**TASK DETAILS:**
Return all lines that include the string "with".

**Figure scripts:**
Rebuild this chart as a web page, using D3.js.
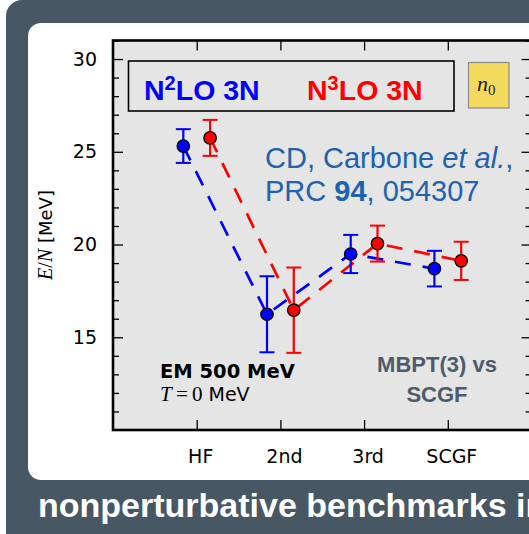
<!DOCTYPE html>
<html>
<head>
<meta charset="utf-8">
<script src="https://cdn.jsdelivr.net/npm/d3@7"></script>
<style>
  html, body { margin: 0; padding: 0; background: #ffffff; }
  svg { display: block; }
</style>
</head>
<body>
<svg id="chart" width="529" height="534"></svg>
<script>
// Energy per particle of neutron matter at each many-body order
const categories = ["HF", "2nd", "3rd", "SCGF"];
const n2loValues = [25.31, 16.24, 19.49, 18.70];
const n2loErrors = [0.91, 2.05, 1.03, 0.96];
const n3loValues = [25.75, 16.46, 20.05, 19.12];
const n3loErrors = [0.97, 2.30, 0.97, 1.03];
const yMajorTicks = [15, 20, 25, 30];
const yMinorTicks = d3.range(10, 32).filter(v => v % 5 !== 0);

const svg = d3.select("#chart");

// slide background and white content panel
svg.append("rect").attr("x", 6).attr("y", 0).attr("width", 560).attr("height", 560)
  .attr("rx", 16).attr("fill", "#475764");
svg.append("rect").attr("x", 28).attr("y", 23).attr("width", 540).attr("height", 457)
  .attr("rx", 13).attr("fill", "#ffffff");

const x = d3.scaleLinear().domain([0, 5]).range([113, 531.5]);
const y = d3.scaleLinear().domain([10, 31]).range([430, 40.5]);

const plotL = x(0), plotR = x(5), plotT = y(31), plotB = y(10);

// plot area
svg.append("rect").attr("x", plotL).attr("y", plotT)
  .attr("width", plotR - plotL).attr("height", plotB - plotT).attr("fill", "#e5e5e5");

const fontSans = "'DejaVu Sans', sans-serif";
const fontSerif = "'Liberation Serif', serif";

// axes with inward ticks
const gLeft = svg.append("g").attr("transform", `translate(${plotL},0)`);
gLeft.call(d3.axisLeft(y).tickValues(yMajorTicks).tickSize(-10).tickPadding(16));
const gLeftMinor = svg.append("g").attr("transform", `translate(${plotL},0)`);
gLeftMinor.call(d3.axisLeft(y).tickValues(yMinorTicks).tickSize(-6).tickFormat(""));
const gRight = svg.append("g").attr("transform", `translate(${plotR},0)`);
gRight.call(d3.axisRight(y).tickValues(yMajorTicks).tickSize(-10).tickFormat(""));
const gRightMinor = svg.append("g").attr("transform", `translate(${plotR},0)`);
gRightMinor.call(d3.axisRight(y).tickValues(yMinorTicks).tickSize(-6).tickFormat(""));
const gBottom = svg.append("g").attr("transform", `translate(0,${plotB})`);
gBottom.call(d3.axisBottom(x).tickValues([1, 2, 3, 4]).tickSize(-10).tickPadding(20)
  .tickFormat(d => categories[d - 1]));
const gTop = svg.append("g").attr("transform", `translate(0,${plotT})`);
gTop.call(d3.axisTop(x).tickValues([1, 2, 3, 4]).tickSize(-10).tickFormat(""));

svg.selectAll(".domain").remove();
svg.selectAll(".tick line").attr("stroke", "#000").attr("stroke-width", 1.3);
svg.selectAll(".tick text").attr("font-family", fontSans).attr("font-size", 19).attr("fill", "#000");
gBottom.selectAll(".tick text").attr("dx", 3.5);

// frame
svg.append("rect").attr("x", plotL).attr("y", plotT)
  .attr("width", plotR - plotL).attr("height", plotB - plotT)
  .attr("fill", "none").attr("stroke", "#000").attr("stroke-width", 2.6);

// y label
const yl = svg.append("text").attr("transform", "translate(52,235) rotate(-90)")
  .attr("text-anchor", "middle").attr("fill", "#000");
yl.append("tspan").attr("font-family", fontSerif).attr("font-size", 20).attr("font-style", "italic").text("E");
yl.append("tspan").attr("font-family", fontSerif).attr("font-size", 20).text("/");
yl.append("tspan").attr("font-family", fontSerif).attr("font-size", 20).attr("font-style", "italic").text("N");
yl.append("tspan").attr("font-family", fontSans).attr("font-size", 18).text(" [MeV]");

// series
const series = [
  { values: n2loValues, errors: n2loErrors, color: "#0000ff", offset: -0.16 },
  { values: n3loValues, errors: n3loErrors, color: "#ff0000", offset: 0.16 }
];

const line = d3.line().x(d => x(d.i + 1 + d.offset)).y(d => y(d.v));

series.forEach(s => {
  const pts = s.values.map((v, i) => ({ v, e: s.errors[i], i, offset: s.offset }));
  svg.append("path").datum(pts).attr("d", line)
    .attr("fill", "none").attr("stroke", s.color).attr("stroke-width", 2.7)
    .attr("stroke-dasharray", "16,12");
  s.pts = pts;
});

series.forEach(s => {
  const g = svg.append("g");
  s.pts.forEach(p => {
    const cx = x(p.i + 1 + p.offset);
    g.append("line").attr("x1", cx).attr("x2", cx).attr("y1", y(p.v - p.e)).attr("y2", y(p.v + p.e))
      .attr("stroke", s.color).attr("stroke-width", 2.2);
    [p.v - p.e, p.v + p.e].forEach(cv => {
      g.append("line").attr("x1", cx - 7.5).attr("x2", cx + 7.5).attr("y1", y(cv)).attr("y2", y(cv))
        .attr("stroke", s.color).attr("stroke-width", 2);
    });
  });
});

series.forEach(s => {
  svg.append("g").selectAll("circle").data(s.pts).join("circle")
    .attr("cx", p => x(p.i + 1 + p.offset)).attr("cy", p => y(p.v)).attr("r", 6.2)
    .attr("fill", s.color).attr("stroke", "#000").attr("stroke-width", 1.3);
});

// legend box
svg.append("rect").attr("x", 128.5).attr("y", 61).attr("width", 325.5).attr("height", 50)
  .attr("fill", "#e5e5e5").attr("stroke", "#000").attr("stroke-width", 1.6);
const legendFont = "'Liberation Sans', Arial, sans-serif";
[["2", "#0000ff", 144], ["3", "#ff0000", 307]].forEach(([sup, col, lx]) => {
  const t = svg.append("text").attr("x", lx).attr("y", 99.5).attr("font-family", legendFont)
    .attr("font-weight", "bold").attr("font-size", 28.5).attr("fill", col);
  t.append("tspan").text("N");
  t.append("tspan").attr("font-size", 20).attr("dy", -10).text(sup);
  t.append("tspan").attr("dy", 10).text("LO 3N");
});

// saturation density tag
svg.append("rect").attr("x", 468.5).attr("y", 62.5).attr("width", 40.5).attr("height", 45.5)
  .attr("fill", "#f4da5c").attr("stroke", "#8a8a8a").attr("stroke-width", 1.2);
const n0 = svg.append("text").attr("x", 477).attr("y", 91).attr("font-family", fontSerif)
  .attr("font-size", 22).attr("fill", "#222");
n0.append("tspan").attr("font-style", "italic").text("n");
n0.append("tspan").attr("font-size", 15).attr("dy", 4).text("0");

// reference
const refColor = "#2062ad";
const r1 = svg.append("text").attr("x", 265).attr("y", 168).attr("font-family", legendFont)
  .attr("font-size", 29).attr("fill", refColor);
r1.append("tspan").text("CD, Carbone ");
r1.append("tspan").attr("font-style", "italic").text("et al.");
r1.append("tspan").text(",");
const r2 = svg.append("text").attr("x", 265).attr("y", 201).attr("font-family", legendFont)
  .attr("font-size", 29).attr("fill", refColor);
r2.append("tspan").text("PRC ");
r2.append("tspan").attr("font-weight", "bold").text("94");
r2.append("tspan").text(", 054307");

// interaction annotation
svg.append("text").attr("x", 160).attr("y", 378).attr("font-family", fontSans)
  .attr("font-weight", "bold").attr("font-size", 19.5).attr("fill", "#000").text("EM 500 MeV");
const tl = svg.append("text").attr("x", 160).attr("y", 401).attr("fill", "#000");
tl.append("tspan").attr("font-family", fontSerif).attr("font-size", 21).attr("font-style", "italic").text("T");
tl.append("tspan").attr("font-family", fontSerif).attr("font-size", 21).text("\u2009=\u20090");
tl.append("tspan").attr("font-family", fontSans).attr("font-size", 19).text(" MeV");

// method annotation
const mColor = "#4d5c6b";
[["MBPT(3) vs", 371.5], ["SCGF", 401.5]].forEach(([txt, ty]) => {
  svg.append("text").attr("x", 437).attr("y", ty).attr("text-anchor", "middle")
    .attr("font-family", legendFont).attr("font-weight", "bold").attr("font-size", 22)
    .attr("fill", mColor).text(txt);
});

// slide caption
svg.append("text").attr("x", 38).attr("y", 517).attr("font-family", legendFont)
  .attr("font-weight", "bold").attr("font-size", 34).attr("fill", "#ffffff")
  .text("nonperturbative benchmarks in");
</script>
</body>
</html>
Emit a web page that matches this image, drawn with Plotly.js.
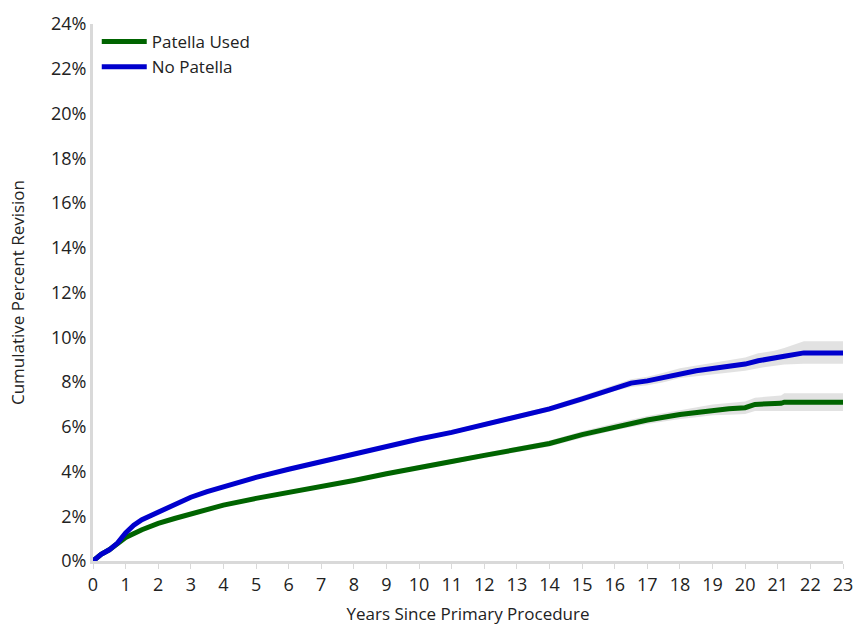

**FULL OUTPUT:**
// axes with inward ticks
Emit a web page that matches this image, drawn with Plotly.js.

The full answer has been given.